The adaptation and the direction brilliantly meld the different time frames together. Alistair Whatley’s direction allows the action to move deftly between scenes and time zones. There is no episodic structure to the play, rather the action in 1916 and 1918 flashes back and forth to 1910 with effortless ease creating a sort of memory play. Consequently, scenes that are chapters apart in the novel take on amplified resonance when butted up together – we are introduced to Isabelle when Wraysford ‘comes back to life’ “like bleedin’ Lazarus”. And when Isabelle’s domineering husband Azaire (Malcolm James) exclaims, as she leaves him, “If you are going with him, you are going to hell!” we are immediately transported to the trenches as the men tremble before they go over the top on the morning of the Somme.

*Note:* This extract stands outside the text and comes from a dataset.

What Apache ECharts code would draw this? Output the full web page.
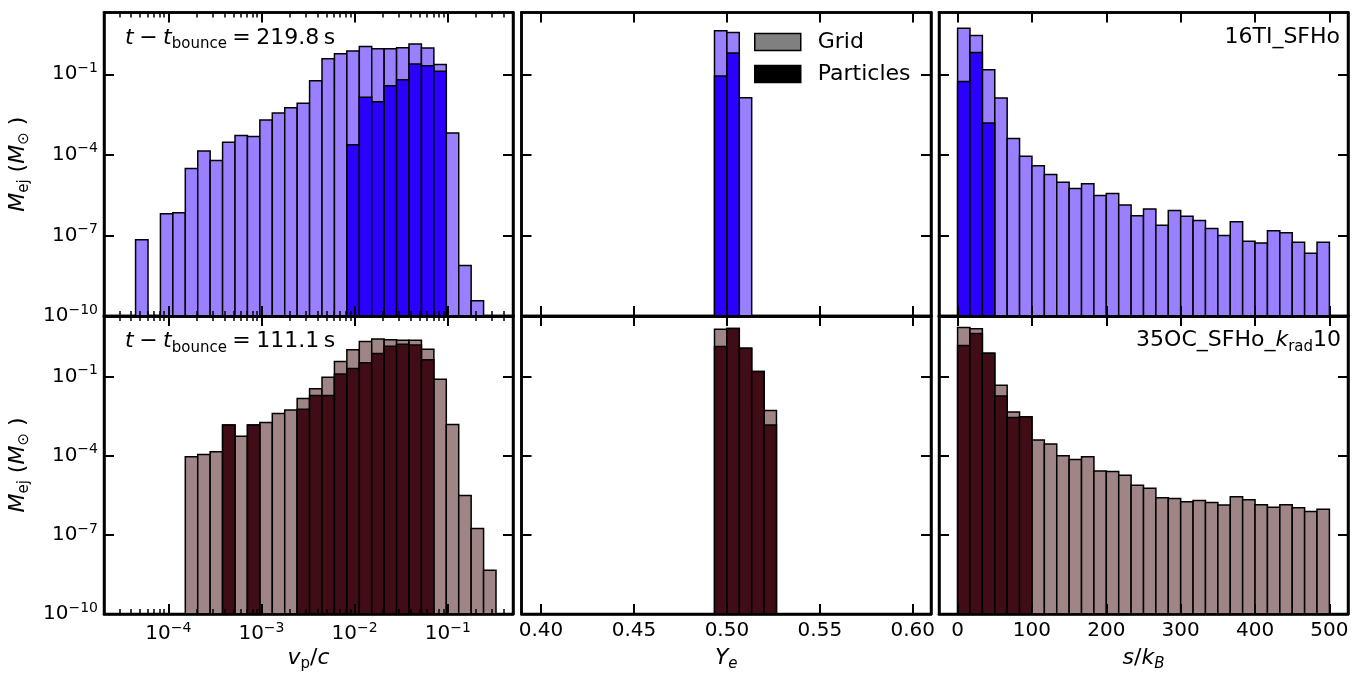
<!DOCTYPE html>
<html>
<head>
<meta charset="utf-8">
<script src="https://cdn.jsdelivr.net/npm/echarts@6/dist/echarts.min.js"></script>
<style>
html,body{margin:0;padding:0;background:#fff;}
#chart{width:1364px;height:673px;}
</style>
</head>
<body>
<div id="chart"></div>
<script>
// ---------------- DATA ----------------
// log10(M_ej / Msun) per histogram bin (null = empty bin)
// v_p/c histogram: log-spaced bins, lower edge (log10) and width (dex)
const VP_BIN_START = -4.351;
const VP_BIN_WIDTH = 0.1334;
const vpTopGrid = [-7.16, null, -6.19, -6.16, -4.51, -3.86, -4.21, -3.53, -3.28, -3.32,
  -2.70, -2.44, -2.25, -2.08, -1.24, -0.42, -0.24, -0.13, 0.03, -0.05,
  -0.05, -0.01, 0.13, -0.02, -0.64, -3.19, -8.12, -9.43, null];
const vpTopPart = [null, null, null, null, null, null, null, null, null, null,
  null, null, null, null, null, null, null, -3.62, -1.86, -2.02,
  -1.43, -1.20, -0.62, -0.68, -0.89, null, null, null, null];
const vpBotGrid = [null, null, null, null, -4.04, -3.95, -3.85, -2.83, -3.26, -2.83,
  -2.74, -2.40, -2.26, -1.83, -1.46, -1.02, -0.43, 0.02, 0.33, 0.43,
  0.40, 0.38, 0.38, 0.04, -1.10, -2.81, -5.51, -6.76, -8.34];
const vpBotPart = [null, null, null, null, null, null, null, -2.83, null, -2.83,
  null, null, null, -2.24, -1.71, -1.71, -0.90, -0.69, -0.47, -0.12,
  0.15, 0.23, 0.20, -0.36, null, null, null, null, null];

// Y_e histogram
const YE_BIN_START = 0.49333;
const YE_BIN_WIDTH = 0.006667;
const yeTopGrid = [0.62, 0.56, -1.87];
const yeTopPart = [-1.06, -0.21, null];
const yeBotGrid = [0.80, 0.83, 0.08, -0.80, -2.28];
const yeBotPart = [0.14, 0.83, 0.08, -0.80, -2.83];

// s/k_B histogram
const S_BIN_START = 0;
const S_BIN_WIDTH = 500 / 30;
const sTopGrid = [0.71, 0.44, -0.83, -1.88, -3.39, -4.05, -4.41, -4.73, -5.02, -5.25,
  -5.08, -5.51, -5.44, -5.87, -6.27, -6.02, -6.62, -6.07, -6.29, -6.44,
  -6.74, -7.00, -6.49, -7.22, -7.28, -6.83, -6.90, -7.25, -7.66, -7.25];
const sTopPart = [-1.27, -0.19, -2.81];
const sBotGrid = [0.86, 0.82, -0.11, -1.33, -2.34, -2.52, -3.40, -3.55, -4.00, -4.14,
  -4.04, -4.58, -4.60, -4.74, -5.12, -5.23, -5.59, -5.62, -5.74, -5.70,
  -5.77, -5.87, -5.55, -5.67, -5.86, -5.95, -5.86, -5.97, -6.11, -6.03];
const sBotPart = [0.18, 0.64, -0.11, -1.73, -2.55, -2.52];

// ticks
const yTicks = [-10, -7, -4, -1];           // log10 M
const vpTicks = [-4, -3, -2, -1];           // log10 v/c
const yeTicks = [0.40, 0.45, 0.50, 0.55, 0.60];
const sTicks = [0, 100, 200, 300, 400, 500];

const panelTimes = ['219.8', '111.1'];
const legendNames = ['Grid', 'Particles'];

// ---------------- STYLE / LAYOUT ----------------
const FONT = 'DejaVu Sans';
const COLORS = {
  top: {grid: '#9a80ff', part: '#2b00ff'},
  bot: {grid: '#a08587', part: '#400c16'}
};
const Y_MIN = -10, Y_MAX = 1.3;
const PX = [{left: 104, width: 409}, {left: 521.5, width: 409.5}, {left: 939, width: 409}];
const PY = [{top: 12.5, height: 303.5}, {top: 316, height: 302.5}];
const XR = [{min: -4.69, max: -0.30}, {min: 0.3895, max: 0.6098}, {min: -25, max: 525}];

const grids = [];
for (let r = 0; r < 2; r++) for (let c = 0; c < 3; c++) {
  grids.push({left: PX[c].left, width: PX[c].width, top: PY[r].top, height: PY[r].height,
    show: true, borderColor: '#000', borderWidth: 2.5, backgroundColor: 'transparent', containLabel: false});
}

const supRich = {
  b: {fontFamily: FONT, fontSize: 20, color: '#000', lineHeight: 26},
  s: {fontFamily: FONT, fontSize: 14, color: '#000', verticalAlign: 'top', lineHeight: 14}
};
function powLabel(v) {
  const e = Math.round(v);
  const es = e < 0 ? '\u2212' + (-e) : String(e);
  return '{b|10}{s|' + es + '}';
}
const nameRich = {
  i: {fontFamily: FONT, fontSize: 22, fontStyle: 'italic', color: '#000', lineHeight: 28},
  n: {fontFamily: FONT, fontSize: 22, color: '#000', lineHeight: 28},
  sub: {fontFamily: FONT, fontSize: 15, color: '#000', verticalAlign: 'bottom', lineHeight: 20},
  isub: {fontFamily: FONT, fontSize: 15, fontStyle: 'italic', color: '#000', verticalAlign: 'bottom', lineHeight: 20}
};

const xAxes = [], yAxes = [];
const xNames = ['{i|v}{sub|p}{n|/}{i|c}', '{i|Y}{isub|e}', '{i|s}{n|/}{i|k}{isub|B}'];
const yName = '{i|M}{sub|ej}{n| (}{i|M}{sub|\u2299}{n| )}';

function minorLogTicks(min, max) {
  const out = [];
  for (let k = -6; k <= 0; k++) for (let m = 2; m <= 9; m++) {
    const v = Math.log10(m) + k;
    if (v > min && v < max) out.push(v);
  }
  return out;
}

function makeX(g, r, c, position, major) {
  const ticks = c === 0 ? vpTicks : (c === 1 ? yeTicks : sTicks);
  const fmt = c === 0 ? powLabel : (c === 1 ? (v => v.toFixed(2)) : (v => String(Math.round(v))));
  const showLab = major && position === 'bottom' && r === 1;
  const ax = {
    gridIndex: g, type: 'value', position: position, min: XR[c].min, max: XR[c].max,
    axisLine: {show: major, onZero: false, lineStyle: {color: '#000', width: 2.5}},
    axisTick: {show: true, inside: true, length: major ? 10 : 5,
      lineStyle: {color: '#000', width: major ? 2 : 1.5},
      customValues: major ? ticks : minorLogTicks(XR[c].min, XR[c].max)},
    axisLabel: {show: showLab, customValues: ticks, formatter: fmt, margin: 7,
      fontFamily: FONT, fontSize: 20, color: '#000', rich: supRich, hideOverlap: false, showMinLabel: true, showMaxLabel: true},
    splitLine: {show: false}, z: 10
  };
  if (showLab) {
    ax.name = xNames[c]; ax.nameLocation = 'middle'; ax.nameGap = 30;
    ax.nameTextStyle = {rich: nameRich};
  }
  xAxes.push(ax);
  return xAxes.length - 1;
}
function makeY(g, r, c, position) {
  const showLab = position === 'left' && c === 0;
  const ax = {
    gridIndex: g, type: 'value', position: position, min: Y_MIN, max: Y_MAX,
    axisLine: {show: true, onZero: false, lineStyle: {color: '#000', width: 2.5}},
    axisTick: {show: true, inside: true, length: 10, lineStyle: {color: '#000', width: 2}, customValues: yTicks},
    axisLabel: {show: showLab, customValues: yTicks, formatter: powLabel, margin: 6,
      fontFamily: FONT, fontSize: 20, color: '#000', rich: supRich, showMinLabel: true, showMaxLabel: true},
    splitLine: {show: false}, z: 10
  };
  if (showLab) {
    ax.name = yName; ax.nameLocation = 'middle'; ax.nameGap = 72;
    ax.nameTextStyle = {rich: nameRich};
  }
  yAxes.push(ax);
  return yAxes.length - 1;
}

const series = [];
function hist(name, start, width, values, color, xi, yi) {
  const data = [];
  values.forEach((v, i) => { if (v !== null) data.push([start + i * width, start + (i + 1) * width, v]); });
  series.push({
    name: name, type: 'custom', xAxisIndex: xi, yAxisIndex: yi, clip: true,
    itemStyle: {color: color},
    encode: {x: [0, 1], y: 2},
    renderItem: function (params, api) {
      const p0 = api.coord([api.value(0), Y_MIN]);
      const p1 = api.coord([api.value(1), api.value(2)]);
      return {type: 'rect', shape: {x: p0[0], y: p1[1], width: p1[0] - p0[0], height: p0[1] - p1[1]},
        style: {fill: color, stroke: '#000', lineWidth: 1.5}};
    },
    data: data, z: 2
  });
}

const panelData = [
  [[VP_BIN_START, VP_BIN_WIDTH, vpTopGrid, vpTopPart], [YE_BIN_START, YE_BIN_WIDTH, yeTopGrid, yeTopPart], [S_BIN_START, S_BIN_WIDTH, sTopGrid, sTopPart]],
  [[VP_BIN_START, VP_BIN_WIDTH, vpBotGrid, vpBotPart], [YE_BIN_START, YE_BIN_WIDTH, yeBotGrid, yeBotPart], [S_BIN_START, S_BIN_WIDTH, sBotGrid, sBotPart]]
];

for (let r = 0; r < 2; r++) for (let c = 0; c < 3; c++) {
  const g = r * 3 + c;
  const xi = makeX(g, r, c, 'bottom', true);
  makeX(g, r, c, 'top', true);
  if (c === 0) { makeX(g, r, c, 'bottom', false); makeX(g, r, c, 'top', false); }
  const yi = makeY(g, r, c, 'left');
  makeY(g, r, c, 'right');
  const col = r === 0 ? COLORS.top : COLORS.bot;
  const d = panelData[r][c];
  hist(legendNames[0], d[0], d[1], d[2], col.grid, xi, yi);
  hist(legendNames[1], d[0], d[1], d[3], col.part, xi, yi);
}

const annRich = {
  i: {fontFamily: FONT, fontSize: 22, fontStyle: 'italic', fill: '#000', lineHeight: 28},
  n: {fontFamily: FONT, fontSize: 22, fill: '#000', lineHeight: 28},
  sub: {fontFamily: FONT, fontSize: 15, fill: '#000', verticalAlign: 'bottom', lineHeight: 20},
  isub: {fontFamily: FONT, fontSize: 15, fontStyle: 'italic', fill: '#000', verticalAlign: 'bottom', lineHeight: 20}
};
const graphics = [];
for (let r = 0; r < 2; r++) {
  graphics.push({type: 'text', x: 125, y: 38 + r * 303.5, z: 20,
    style: {text: '{i|t}{n|\u2005\u2212\u2005}{i|t}{sub|bounce}{n|\u2005=\u2005' + panelTimes[r] + '\u2009s}', rich: annRich,
      align: 'left', verticalAlign: 'middle'}});
}
graphics.push({type: 'text', x: 1340, y: 37, z: 20,
  style: {text: '{n|16TI_SFHo}', rich: annRich, align: 'right', verticalAlign: 'middle'}});
graphics.push({type: 'text', x: 1341, y: 340.5, z: 20,
  style: {text: '{n|35OC_SFHo_}{i|k}{sub|rad}{n|10}', rich: annRich, align: 'right', verticalAlign: 'middle'}});

const option = {
  animation: false,
  backgroundColor: '#fff',
  textStyle: {fontFamily: FONT},
  grid: grids,
  xAxis: xAxes,
  yAxis: yAxes,
  series: series,
  legend: {
    show: true, orient: 'vertical', left: 754, top: 30, padding: 0, icon: 'rect',
    itemWidth: 46, itemHeight: 17, itemGap: 8, selectedMode: false,
    textStyle: {fontFamily: FONT, fontSize: 22, color: '#000', padding: [0, 0, 0, 12], lineHeight: 24},
    itemStyle: {borderColor: '#000', borderWidth: 1.5},
    data: [
      {name: legendNames[0], itemStyle: {color: '#808080', borderColor: '#000', borderWidth: 1.5}},
      {name: legendNames[1], itemStyle: {color: '#000000', borderColor: '#000', borderWidth: 1.5}}
    ]
  },
  graphic: graphics
};

const chart = echarts.init(document.getElementById('chart'), null, {renderer: 'canvas'});
chart.setOption(option);
</script>
</body>
</html>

Victoria Spearing’s multi layered set is outstanding. In a blink of an eye we are taken from drawing rooms, to taverns, to trenches and tunnels. Dominic Bilkey’s sound design seems constantly seems to rumble as the shells land in the distance – only have the desired effect of keeping the audience jumping at the louder explosions – and Alex Wardle’s dim lighting design can transform a entire front half of a stage into a claustrophobic tunnel. The production values are far and above that of any ordinary touring play.
As the protagonist Johnathan Smith has a colossal task. Despite a cast twelve he is onstage for most of the two and a half hours. For the main he holds the stage well. However, at times, he was allowed to slip into melodrama and he often lacked the subtlety required for more emotional lines or the recalling of harrowing events. As the love of his life Sarah Jayne Dunn was able to convey her dilemma at being trapped. But, unfortunately, the passion we were supposed to witness between the couple seemed to be limited to a strangely choreographed balletic love-making scene. The rest of the cast comfortably doubled or tripled the many rôles and worked together as a fluid ensemble. As Jack Firebrace, Tim Treloar gave an exceptional performance as a broken man, trying to deal with the death of his young son.
Although with its faults, Wagstaff’s adaptation is very intelligent. It has some clunky exposition, a little too much narration and becomes slightly preachy towards the end. The programme notes refer to it like turning a painting into a sculpture. She has succeeded and so has the cast and company. This is a very fine production indeed. You’ll wake up to the birdsong in the morning with a new-found appreciation.